The Haiku Apprentice: Memoirs of Writing Poetry in Japan, by Abigail
Friedman, foreword by Michael Dylan Welch (Berkeley, Calif.: Stone
Bridge Press, 2006). 224 pages, 5 ½" x 8", perfectbound. ISBN 1-
933330-04-X. $14.95.
Imagine picking up yet another learning-to-write-haiku book and quickly
discovering it is a page-turner. Abigail Friedman’s memoir, The Haiku
Apprentice, deals with her experiences in Japan struggling to learn to write
Japanese haiku while on assignment with the U.S. State Department. She
effectively weds personal narrative and the craft of haiku, leaving one with
the pleasure of a narrative tale.
An important part of Friedman's embassy / diplomatic job was to attend
meetings. During the requisite social period at one such meeting, a bald
man in a polo shirt came to sit next to her. They ritualistically swapped
business cards, and on his she noticed a haiku name, Ryojinboku (literally,
"traveling tree man"), and the fact that he was a member of the Hiroshima
A-bomb Survivors Association. As she later records, it was this man from
Hiroshima with a "Buddha-like smile" who introduced her to haiku in
Japan. (Ironically, Friedman’s father once had worked on the atomic bomb
with the Manhattan Project.)
Eventually Ryojinboku invited her to join his haiku group where she
met her future mentor, haiku master Kuroda Momoko. Michael Dylan
Welch, in his excellent foreword, describes Momoko’s position in the
Japanese haiku world as "one of Japan’s foremost haiku masters and a
leading member of Japan’s Haiku Poets Association." As we read about
Momoko’s work with Friedman we vicariously experience the teaching
style of a haiku master along with Friedman’s efforts to internalize the
teachings and grow in understanding of Japanese language and culture.

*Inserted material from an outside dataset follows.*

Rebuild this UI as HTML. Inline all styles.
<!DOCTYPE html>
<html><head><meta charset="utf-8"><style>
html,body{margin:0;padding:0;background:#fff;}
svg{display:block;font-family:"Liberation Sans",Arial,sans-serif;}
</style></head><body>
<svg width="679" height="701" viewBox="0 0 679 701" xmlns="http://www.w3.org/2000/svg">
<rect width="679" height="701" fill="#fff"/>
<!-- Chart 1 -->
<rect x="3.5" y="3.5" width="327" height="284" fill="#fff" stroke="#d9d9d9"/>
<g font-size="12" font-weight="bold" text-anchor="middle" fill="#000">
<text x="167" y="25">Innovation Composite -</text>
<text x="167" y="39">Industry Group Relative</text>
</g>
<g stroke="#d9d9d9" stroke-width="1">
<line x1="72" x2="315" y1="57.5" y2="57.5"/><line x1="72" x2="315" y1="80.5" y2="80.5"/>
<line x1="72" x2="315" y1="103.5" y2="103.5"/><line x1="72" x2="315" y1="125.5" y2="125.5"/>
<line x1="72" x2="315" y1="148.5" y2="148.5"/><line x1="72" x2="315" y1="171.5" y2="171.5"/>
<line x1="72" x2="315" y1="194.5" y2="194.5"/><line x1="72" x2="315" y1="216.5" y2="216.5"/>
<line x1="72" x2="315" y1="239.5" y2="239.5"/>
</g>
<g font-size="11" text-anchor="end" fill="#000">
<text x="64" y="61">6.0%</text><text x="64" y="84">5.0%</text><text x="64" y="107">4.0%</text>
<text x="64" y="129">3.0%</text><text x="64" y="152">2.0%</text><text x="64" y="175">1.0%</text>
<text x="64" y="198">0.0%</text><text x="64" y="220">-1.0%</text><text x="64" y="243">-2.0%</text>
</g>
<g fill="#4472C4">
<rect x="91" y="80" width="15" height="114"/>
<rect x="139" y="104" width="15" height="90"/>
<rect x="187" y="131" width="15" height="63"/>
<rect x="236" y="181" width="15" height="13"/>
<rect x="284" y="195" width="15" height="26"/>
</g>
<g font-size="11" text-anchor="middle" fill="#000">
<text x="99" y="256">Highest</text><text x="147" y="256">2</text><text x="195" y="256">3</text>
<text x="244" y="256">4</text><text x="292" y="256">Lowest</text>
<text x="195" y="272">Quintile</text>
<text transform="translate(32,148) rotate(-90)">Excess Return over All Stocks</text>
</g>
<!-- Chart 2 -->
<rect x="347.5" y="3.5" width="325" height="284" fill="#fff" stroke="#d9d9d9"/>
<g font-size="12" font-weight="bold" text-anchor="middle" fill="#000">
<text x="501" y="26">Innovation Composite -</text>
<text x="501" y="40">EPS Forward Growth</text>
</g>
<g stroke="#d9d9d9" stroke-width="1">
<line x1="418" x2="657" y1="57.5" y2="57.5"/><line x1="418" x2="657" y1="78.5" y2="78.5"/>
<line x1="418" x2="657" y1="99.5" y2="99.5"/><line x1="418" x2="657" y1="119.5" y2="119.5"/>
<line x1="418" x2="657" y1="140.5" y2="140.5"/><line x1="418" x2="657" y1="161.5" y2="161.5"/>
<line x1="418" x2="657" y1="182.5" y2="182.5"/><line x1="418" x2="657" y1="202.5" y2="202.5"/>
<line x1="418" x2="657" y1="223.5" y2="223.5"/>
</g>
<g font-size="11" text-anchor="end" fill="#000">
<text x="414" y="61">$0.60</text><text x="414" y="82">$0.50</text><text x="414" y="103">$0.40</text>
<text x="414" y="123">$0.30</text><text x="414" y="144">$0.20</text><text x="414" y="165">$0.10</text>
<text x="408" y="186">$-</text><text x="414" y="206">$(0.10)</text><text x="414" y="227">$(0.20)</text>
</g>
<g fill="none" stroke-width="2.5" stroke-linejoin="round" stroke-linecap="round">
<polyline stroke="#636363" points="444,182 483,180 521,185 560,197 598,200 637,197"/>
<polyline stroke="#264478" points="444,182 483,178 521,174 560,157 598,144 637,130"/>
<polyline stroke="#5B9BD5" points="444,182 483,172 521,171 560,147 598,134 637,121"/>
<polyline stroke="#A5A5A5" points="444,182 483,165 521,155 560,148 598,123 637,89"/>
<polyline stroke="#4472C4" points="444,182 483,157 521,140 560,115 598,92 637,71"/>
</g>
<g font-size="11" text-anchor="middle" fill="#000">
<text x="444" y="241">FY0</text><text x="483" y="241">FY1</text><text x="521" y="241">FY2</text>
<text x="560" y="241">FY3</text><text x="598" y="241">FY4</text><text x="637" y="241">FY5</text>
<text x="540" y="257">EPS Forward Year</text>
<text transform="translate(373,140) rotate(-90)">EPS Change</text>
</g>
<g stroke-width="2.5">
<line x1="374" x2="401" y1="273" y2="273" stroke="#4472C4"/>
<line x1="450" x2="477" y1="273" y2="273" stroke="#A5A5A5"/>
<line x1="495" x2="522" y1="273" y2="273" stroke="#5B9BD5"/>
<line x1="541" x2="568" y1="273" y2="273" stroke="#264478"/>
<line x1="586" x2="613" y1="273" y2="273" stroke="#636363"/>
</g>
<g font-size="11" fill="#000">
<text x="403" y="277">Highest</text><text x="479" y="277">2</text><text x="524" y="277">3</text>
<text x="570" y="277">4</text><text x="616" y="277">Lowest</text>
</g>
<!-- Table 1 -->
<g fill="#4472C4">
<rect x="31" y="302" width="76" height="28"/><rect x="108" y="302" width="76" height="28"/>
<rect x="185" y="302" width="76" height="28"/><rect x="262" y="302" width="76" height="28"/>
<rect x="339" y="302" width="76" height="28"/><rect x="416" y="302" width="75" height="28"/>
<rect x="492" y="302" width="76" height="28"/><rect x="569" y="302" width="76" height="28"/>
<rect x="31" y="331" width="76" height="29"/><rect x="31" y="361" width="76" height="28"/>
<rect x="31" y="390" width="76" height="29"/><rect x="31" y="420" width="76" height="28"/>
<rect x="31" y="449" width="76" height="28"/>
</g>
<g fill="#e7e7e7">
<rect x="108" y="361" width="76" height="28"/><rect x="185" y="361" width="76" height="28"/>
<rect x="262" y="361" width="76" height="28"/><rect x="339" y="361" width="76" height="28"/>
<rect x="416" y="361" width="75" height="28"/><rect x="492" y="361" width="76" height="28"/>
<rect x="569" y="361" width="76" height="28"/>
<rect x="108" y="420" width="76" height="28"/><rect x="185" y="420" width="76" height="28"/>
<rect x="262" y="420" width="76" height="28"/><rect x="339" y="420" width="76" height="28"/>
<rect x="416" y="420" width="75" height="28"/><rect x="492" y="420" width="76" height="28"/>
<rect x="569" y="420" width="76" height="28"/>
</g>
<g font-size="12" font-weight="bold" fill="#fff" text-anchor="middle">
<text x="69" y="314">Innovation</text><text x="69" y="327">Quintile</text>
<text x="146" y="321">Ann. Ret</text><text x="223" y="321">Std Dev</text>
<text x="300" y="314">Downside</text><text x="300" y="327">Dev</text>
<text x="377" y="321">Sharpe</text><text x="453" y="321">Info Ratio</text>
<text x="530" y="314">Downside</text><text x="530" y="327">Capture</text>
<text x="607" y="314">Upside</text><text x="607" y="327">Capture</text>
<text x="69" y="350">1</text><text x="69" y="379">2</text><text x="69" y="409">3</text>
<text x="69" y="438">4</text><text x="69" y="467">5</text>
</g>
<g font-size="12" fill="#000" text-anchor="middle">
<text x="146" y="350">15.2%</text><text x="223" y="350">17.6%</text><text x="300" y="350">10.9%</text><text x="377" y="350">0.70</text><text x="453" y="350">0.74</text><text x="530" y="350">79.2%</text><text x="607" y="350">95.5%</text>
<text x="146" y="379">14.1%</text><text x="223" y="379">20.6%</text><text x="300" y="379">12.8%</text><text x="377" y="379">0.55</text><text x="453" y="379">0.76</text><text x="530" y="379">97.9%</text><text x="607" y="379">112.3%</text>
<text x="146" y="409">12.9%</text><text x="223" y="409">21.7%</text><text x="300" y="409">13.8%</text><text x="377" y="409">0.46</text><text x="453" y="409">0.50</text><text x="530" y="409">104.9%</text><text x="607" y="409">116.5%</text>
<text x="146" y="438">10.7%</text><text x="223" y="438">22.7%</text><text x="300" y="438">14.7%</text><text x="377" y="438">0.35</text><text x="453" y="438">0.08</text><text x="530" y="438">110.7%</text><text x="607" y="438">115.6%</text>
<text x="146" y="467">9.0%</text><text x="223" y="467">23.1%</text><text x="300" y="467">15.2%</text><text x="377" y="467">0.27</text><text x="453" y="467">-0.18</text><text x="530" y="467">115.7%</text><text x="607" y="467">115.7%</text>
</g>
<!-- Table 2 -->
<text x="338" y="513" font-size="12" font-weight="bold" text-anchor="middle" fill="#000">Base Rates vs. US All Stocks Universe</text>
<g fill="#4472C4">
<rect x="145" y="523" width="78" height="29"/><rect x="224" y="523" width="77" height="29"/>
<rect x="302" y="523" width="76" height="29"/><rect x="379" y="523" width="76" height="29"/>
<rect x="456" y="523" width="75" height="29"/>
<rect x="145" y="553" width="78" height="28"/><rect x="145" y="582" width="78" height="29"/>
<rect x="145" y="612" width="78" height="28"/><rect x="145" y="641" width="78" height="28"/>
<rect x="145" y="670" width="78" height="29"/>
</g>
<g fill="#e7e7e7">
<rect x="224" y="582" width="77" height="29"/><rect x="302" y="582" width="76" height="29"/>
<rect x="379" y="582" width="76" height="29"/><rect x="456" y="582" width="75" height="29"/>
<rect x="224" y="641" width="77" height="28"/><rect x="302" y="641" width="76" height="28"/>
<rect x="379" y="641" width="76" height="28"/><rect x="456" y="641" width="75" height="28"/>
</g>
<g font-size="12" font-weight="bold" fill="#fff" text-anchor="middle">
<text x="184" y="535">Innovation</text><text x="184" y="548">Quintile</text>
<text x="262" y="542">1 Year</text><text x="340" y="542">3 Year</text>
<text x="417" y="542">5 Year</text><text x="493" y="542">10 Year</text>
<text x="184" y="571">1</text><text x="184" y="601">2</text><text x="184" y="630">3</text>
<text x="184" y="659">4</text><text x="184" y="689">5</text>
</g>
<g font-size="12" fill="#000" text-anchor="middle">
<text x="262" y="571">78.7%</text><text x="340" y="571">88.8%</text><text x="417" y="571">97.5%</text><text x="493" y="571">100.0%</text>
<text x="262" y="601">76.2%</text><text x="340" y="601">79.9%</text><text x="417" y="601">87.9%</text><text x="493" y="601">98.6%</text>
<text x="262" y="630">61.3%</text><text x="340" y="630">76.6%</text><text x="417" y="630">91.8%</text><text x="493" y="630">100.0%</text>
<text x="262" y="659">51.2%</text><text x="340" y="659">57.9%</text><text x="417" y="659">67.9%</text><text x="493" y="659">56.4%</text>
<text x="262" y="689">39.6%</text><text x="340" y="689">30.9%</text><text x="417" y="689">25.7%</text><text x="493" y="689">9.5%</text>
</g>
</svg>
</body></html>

Friedman’s entry into the world of Japanese haiku soon convinces her
of the wisdom in the adage "life is what happens while one is planning
something else." What she discovers is an art form as well as the value of
community in learning to write haiku. Along the way, haiku turns out to
be "a path of self-discovery." Previously, haiku only had served as a pleasant
way to practice reading Japanese.
The steps of Friedman’s haiku path remind us of issues we often face in
writing and reading English-language haiku. Among these are the use of
season words, the matter of syllable count, and the role of the personal in
haiku. Like many beginners in haiku Friedman felt a strong need to learn
and follow a set of rules. At one early session with her mentor she expected
to work on them, but Momoko "began to redefine my conception of haiku
… she was intent on teaching me the feel of haiku." Her mentor suggested
that she think of haiku as a vessel into which to pour her feelings, thus
moving beyond the intellectual and logical.
Friedman was soon to discover that this is much easier said than done.
As Ryojinboku said about the personal dimension, one must think of the
most deeply impressive part of a thing or event and write about that. There
is never enough room to write about all one feels in a particular experience.
Friedman keenly felt the contrast between writing haiku and foreignservice
dispatches. In haiku she discovered she had to cultivate an awareness
of meaning beyond the words.
How she learned to deal with the personal dimension in haiku is evident
in the following verse she brought to her mentor.
in the pot
soft long noodles
forgetting the old year |
Momoko counseled her to try to capture the mood of her experience of
cooking noodles. Momoko suggested a variant:
bring to a boil
New Year’s noodles
making a home |
Since "making a home" is central to the mood Friedman had in mind, the
suggested change makes it explicit.
While Friedman was working with Momoko she also was studying with a
calligraphy master. This added experience helped her appreciate how page
presentation can contribute to a haiku’s meaning. The characters themselves,
she discovered, serve to flesh out meaning hidden in the basic ambiguity
of spoken Japanese.
A few reservations about the book have to do with what follows the
memoir. After some endnotes Friedman suddenly turns pedagogical. Perhaps
she wanted to make the book more "practical," even to be adoptable
as a textbook. She tacks on notes on writing haiku in English, advice on
starting one’s own haiku group, a listing of some further readings, and advice
on questions for reading groups. The further readings section is a very
spare introduction to the literature, directed toward beginners. There is a
hasty quality about this lengthy "googled" list of paper and on-line journals
plus the limited selection of books. An index would have been helpful in
locating forgotten gems.
Friedman’s memoir on writing haiku in Japan will have wide appeal for
not only haiku beginners but advanced writers as well. The latter will appreciate
the Japanese roots of the rapidly evolving English-language haiku.
Moreover, they may be called to think further about what it means to write
haiku. Perhaps some will return to a basic question: what is it that makes
haiku haiku and not just an exotic form of short-verse poetry.